Songs are as follows

| Track # | Song | Singer | Music | Length |
|---|---|---|---|---|
| 1 | Zara Sa | K.K. | Pritam | 5:03 |
| 2 | Judaai | Kamran Ahmed | Pritam | 5:02 |
| 3 | Haan Tu Hain | K.K. | Pritam | 5:25 |
| 4 | Door Na Jaa (Not In Movie) | Rana Mazumdar | Pritam | 5:51 |
| 5 | Jannat Jahan | Rupam Islam | Pritam | 3:43 |
| 6 | Lambi Judaai | Richa Sharma | Pritam | 4:48 |
| 7 | Zara Sa (Power Ballad) | K.K. | Pritam | 5:28 |
| 8 | Judaai (Kilogram Mix) | Kamran Ahmed | Pritam | 4:38 |
| 9 | Zara Sa Reprise | Silk Route | Pritam | 4:48 |

=== Reception ===

According to the Indian trade website Box Office India, with around 1.6 million units sold, this film's soundtrack album was the year's seventh highest-selling.

Professional ratings
Review scores
| Source | Rating |
| Bollywood Hungama | Star |

== Release ==
Jannat premiered at Gulistan Cinema, Lahore, Pakistan, on 15 May 2008. The film was released on 825 screens in India on 16 May 2008.

== Reception ==
A critic from The Times of India wrote that "Truly, this one's a case of a great opportunity going kaput". Raja Sen of Rediff.com wrote that "Jannat all comes down to the romance.
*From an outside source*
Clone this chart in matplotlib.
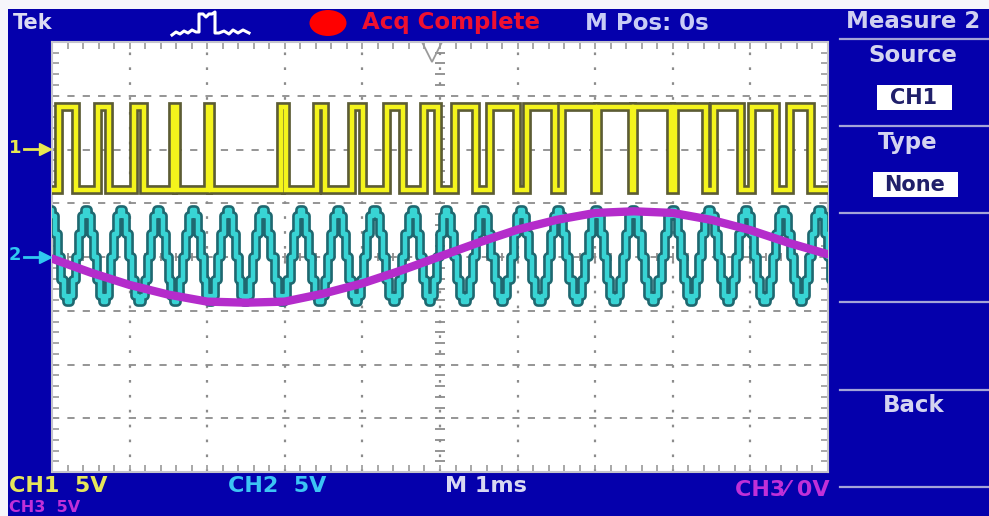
import matplotlib
matplotlib.use('Agg')
import matplotlib.pyplot as plt
import matplotlib.patheffects as pe
from matplotlib.patches import Rectangle, Ellipse
from matplotlib.lines import Line2D
import numpy as np

W, H = 989, 516

# ---------------- data (time in ms, amplitude in divisions) ----------------
CH1_RISE = [-4.907, -4.412, -3.939, -3.446, -2.985, -2.054, -1.582, -1.133, -0.682, -0.211,
            0.198, 0.648, 1.120, 1.570, 2.041, 2.504, 3.031, 3.526, 4.021, 4.514]
CH1_FALL = [-4.693, -4.264, -3.814, -3.384, -2.945, -1.982, -1.488, -0.994, -0.477, -0.026,
            0.468, 0.986, 1.479, 1.997, 2.478, 2.982, 3.433, 3.884, 4.334, 4.785]
CH1_HIGH = 2.79
CH1_LOW = 1.25

CH2_PEAKS = [-5.026, -4.553, -4.102, -3.630, -3.179, -2.728, -2.277, -1.782, -1.311, -0.838,
             -0.344, 0.086, 0.558, 1.053, 1.524, 2.019, 2.491, 3.006, 3.479, 3.952, 4.424,
             4.897, 5.370]
CH2_PEAK_LEVEL = 0.87
CH2_TROUGH_LEVEL = -0.84
CH2_CYCLE_SHAPE = [1.0, 0.87, 0.5, 0.0, -0.5, -0.87, -1.0, -0.87, -0.5, 0.0, 0.5, 0.87]

CH3_T = [-5.0, -4.5, -4.0, -3.5, -3.0, -2.5, -2.0, -1.5, -1.0, -0.5, 0.0,
         0.5, 1.0, 1.5, 2.0, 2.5, 3.0, 3.5, 4.0, 4.5, 5.0]
CH3_V = [-0.03, -0.29, -0.52, -0.70, -0.83, -0.85, -0.83, -0.68, -0.49, -0.25, 0.01,
         0.27, 0.51, 0.69, 0.82, 0.85, 0.82, 0.69, 0.50, 0.26, 0.05]

TOP_TEXT = ["Tek", "Acq Complete", "M Pos: 0s", "Measure 2"]
MENU_TEXT = ["Source", "CH1", "Type", "None", "Back"]
BOTTOM_TEXT = ["CH1  5V", "CH2  5V", "M 1ms", "CH3\u2044 0V", "CH3  5V"]

# ---------------- figure ----------------
BLUE = '#0500ac'
fig = plt.figure(figsize=(W / 100, H / 100), dpi=100)
fig.patch.set_facecolor(BLUE)


def fx(x):
    return x / W


def fy(y):
    return 1 - y / H


# white border strips (top and left)
fig.add_artist(Rectangle((0, fy(9)), 1, 9 / H, transform=fig.transFigure,
                         facecolor='#f6f6fb', edgecolor='none', zorder=0))
fig.add_artist(Rectangle((0, 0), 8 / W, 1, transform=fig.transFigure,
                         facecolor='#f6f6fb', edgecolor='none', zorder=0))

FONT = dict(family='DejaVu Sans', weight='bold')

# top bar
fig.text(fx(13), fy(23), TOP_TEXT[0], color='#dcdcf2', fontsize=15, va='center', ha='left', **FONT)
fig.add_artist(Ellipse((fx(328), fy(23)), 37 / W, 26 / H, transform=fig.transFigure,
                       facecolor='#ff0000', edgecolor='none'))
fig.text(fx(362), fy(23), TOP_TEXT[1], color='#ee1030', fontsize=16.5, va='center', ha='left', **FONT)
fig.text(fx(585), fy(23), TOP_TEXT[2], color='#c8ccf6', fontsize=16.5, va='center', ha='left', **FONT)
fig.text(fx(913), fy(21), TOP_TEXT[3], color='#d0d0f0', fontsize=16.5, va='center', ha='center', **FONT)

# trigger-type icon (decoration)
icon_x = [172, 176, 180, 184, 188, 192, 196, 199, 199, 203, 206, 209, 212, 215, 215, 219, 224,
          229, 233, 238, 243, 249]
icon_y = [35, 32, 34, 31, 33, 30, 32, 32, 14, 14, 17, 14, 14, 12, 33, 33, 31, 34, 30, 33, 30, 33]
fig.add_artist(Line2D([fx(v) for v in icon_x], [fy(v) for v in icon_y], transform=fig.transFigure,
                      color='white', lw=2.2))

# right menu
for yl in [39, 126, 213, 302, 390, 487]:
    fig.add_artist(Line2D([fx(840), fx(989)], [fy(yl), fy(yl)], transform=fig.transFigure,
                          color='#a4a4d8', lw=1.6))
fig.text(fx(913), fy(55), MENU_TEXT[0], color='#d4d4f0', fontsize=16.5, va='center', ha='center', **FONT)
fig.add_artist(Rectangle((fx(877), fy(110)), 75 / W, 25 / H, transform=fig.transFigure,
                         facecolor='white', edgecolor='none'))
fig.text(fx(914), fy(98), MENU_TEXT[1], color='#20206a', fontsize=15, va='center', ha='center', **FONT)
fig.text(fx(908), fy(143), MENU_TEXT[2], color='#d4d4f0', fontsize=16.5, va='center', ha='center', **FONT)
fig.add_artist(Rectangle((fx(873), fy(197)), 85 / W, 25 / H, transform=fig.transFigure,
                         facecolor='white', edgecolor='none'))
fig.text(fx(915), fy(185), MENU_TEXT[3], color='#20206a', fontsize=15, va='center', ha='center', **FONT)
fig.text(fx(914), fy(405), MENU_TEXT[4], color='#d4d4f0', fontsize=16.5, va='center', ha='center', **FONT)

# bottom status line
fig.text(fx(9), fy(486), BOTTOM_TEXT[0], color='#e6e65a', fontsize=16, va='center', ha='left', **FONT)
fig.text(fx(228), fy(486), BOTTOM_TEXT[1], color='#3cc4f4', fontsize=16, va='center', ha='left', **FONT)
fig.text(fx(445), fy(486), BOTTOM_TEXT[2], color='#d8d8f2', fontsize=16, va='center', ha='left', **FONT)
fig.text(fx(735), fy(490), BOTTOM_TEXT[3], color='#c030d8', fontsize=16, va='center', ha='left', **FONT)
fig.text(fx(9), fy(508), BOTTOM_TEXT[4], color='#c030d8', fontsize=11.5, va='center', ha='left', **FONT)

# channel ground markers
fig.text(fx(9), fy(148), "1", color='#e8e850', fontsize=13, va='center', ha='left', **FONT)
fig.add_artist(Line2D([fx(24), fx(42)], [fy(149), fy(149)], transform=fig.transFigure,
                      color='#e8e850', lw=2))
fig.add_artist(Line2D([fx(45)], [fy(149)], transform=fig.transFigure, marker='>', ms=8,
                      color='#e8e850', ls='none'))
fig.text(fx(9), fy(255), "2", color='#30c8f0', fontsize=13, va='center', ha='left', **FONT)
fig.add_artist(Line2D([fx(24), fx(42)], [fy(257), fy(257)], transform=fig.transFigure,
                      color='#30c8f0', lw=2))
fig.add_artist(Line2D([fx(45)], [fy(257)], transform=fig.transFigure, marker='>', ms=8,
                      color='#30c8f0', ls='none'))

# ---------------- graticule ----------------
ax = fig.add_axes([fx(52), fy(472), 776 / W, 430 / H])
ax.set_facecolor('white')
ax.set_xlim(-5, 5)
ax.set_ylim(-4, 4)
GRID = '#8c8c8c'
for s in ax.spines.values():
    s.set_color('#c4c4cc')
    s.set_linewidth(1.5)
ax.set_xticks(np.arange(-5, 5.001, 0.2))
ax.set_yticks(np.arange(-4, 4.001, 0.2))
ax.tick_params(direction='in', length=5, width=1.2, color='#9a9a9a', top=True, bottom=True,
               left=True, right=True, labelbottom=False, labelleft=False)
for xv in range(-4, 5):
    ax.axvline(xv, color=GRID, lw=1.6, ls=(0, (1.2, 5.5)), zorder=1)
for yv in range(-3, 4):
    ax.axhline(yv, color=GRID, lw=1.3, ls=(0, (4, 4.5)), zorder=1)
minor_y = np.arange(-3.8, 3.81, 0.2)
minor_x = np.arange(-4.8, 4.81, 0.2)
ax.plot(np.zeros_like(minor_y), minor_y, ls='none', marker='_', ms=7, mew=1.3, color=GRID, zorder=1)
ax.plot(minor_x, np.zeros_like(minor_x), ls='none', marker='|', ms=6, mew=1.3, color=GRID, zorder=1)
ax.plot([-0.1], [3.82], marker='v', ms=15, mfc='none', mec='#9a9a9a', mew=1.3, ls='none',
        clip_on=False, zorder=2)

# ---------------- CH2 (cyan) ----------------
c_t, c_v = [], []
n = len(CH2_CYCLE_SHAPE)
for k in range(len(CH2_PEAKS) - 1):
    p0, p1 = CH2_PEAKS[k], CH2_PEAKS[k + 1]
    for i, s in enumerate(CH2_CYCLE_SHAPE):
        c_t.append(p0 + (p1 - p0) * i / n)
        c_v.append(s * (CH2_PEAK_LEVEL if s >= 0 else -CH2_TROUGH_LEVEL))
ax.plot(c_t, c_v, drawstyle='steps-mid', color='#38d4d4', lw=3.2, zorder=3,
        path_effects=[pe.Stroke(linewidth=7, foreground='#1f6870'), pe.Normal()])

# ---------------- CH3 (magenta) ----------------
ax.plot(CH3_T, CH3_V, color='#b42ccb', lw=6, zorder=4, solid_capstyle='round')

# ---------------- CH1 (yellow PWM) ----------------
y_t, y_v = [-5.2], [CH1_LOW]
for r, f in zip(CH1_RISE, CH1_FALL):
    y_t += [r, r, f, f]
    y_v += [CH1_LOW, CH1_HIGH, CH1_HIGH, CH1_LOW]
y_t.append(5.2)
y_v.append(CH1_LOW)
ax.plot(y_t, y_v, color='#f4f41c', lw=3.2, zorder=5, solid_joinstyle='miter',
        path_effects=[pe.Stroke(linewidth=7, foreground='#5c5c34'), pe.Normal()])

fig.savefig('out.png', dpi=100, facecolor=fig.get_facecolor())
The girl is a call center executive who doubles up as a stripper? The guy is a hardcore pro but bawls like a baby to make another bet? It is the unpredictability these two promise that makes Jannat interesting, even if ultimately a bit of a con job". A critic from The Economic Times wrote that "Alas in search of this heaven we only find hell".

==Sequel==
The sequel to Jannat was released on 4 May 2012, under the title of Jannat 2. The main direction/production crew remained the same. It was directed by Kunal Deshmukh, and produced by Mukesh Bhatt and Mahesh Bhatt once again. Emraan Hashmi also appeared as the male lead actor again, opposite Esha Gupta, with Randeep Hooda in a supporting role. The music for the sequel was composed by Pritam. It was also commercially successful and grossed ₹650 million.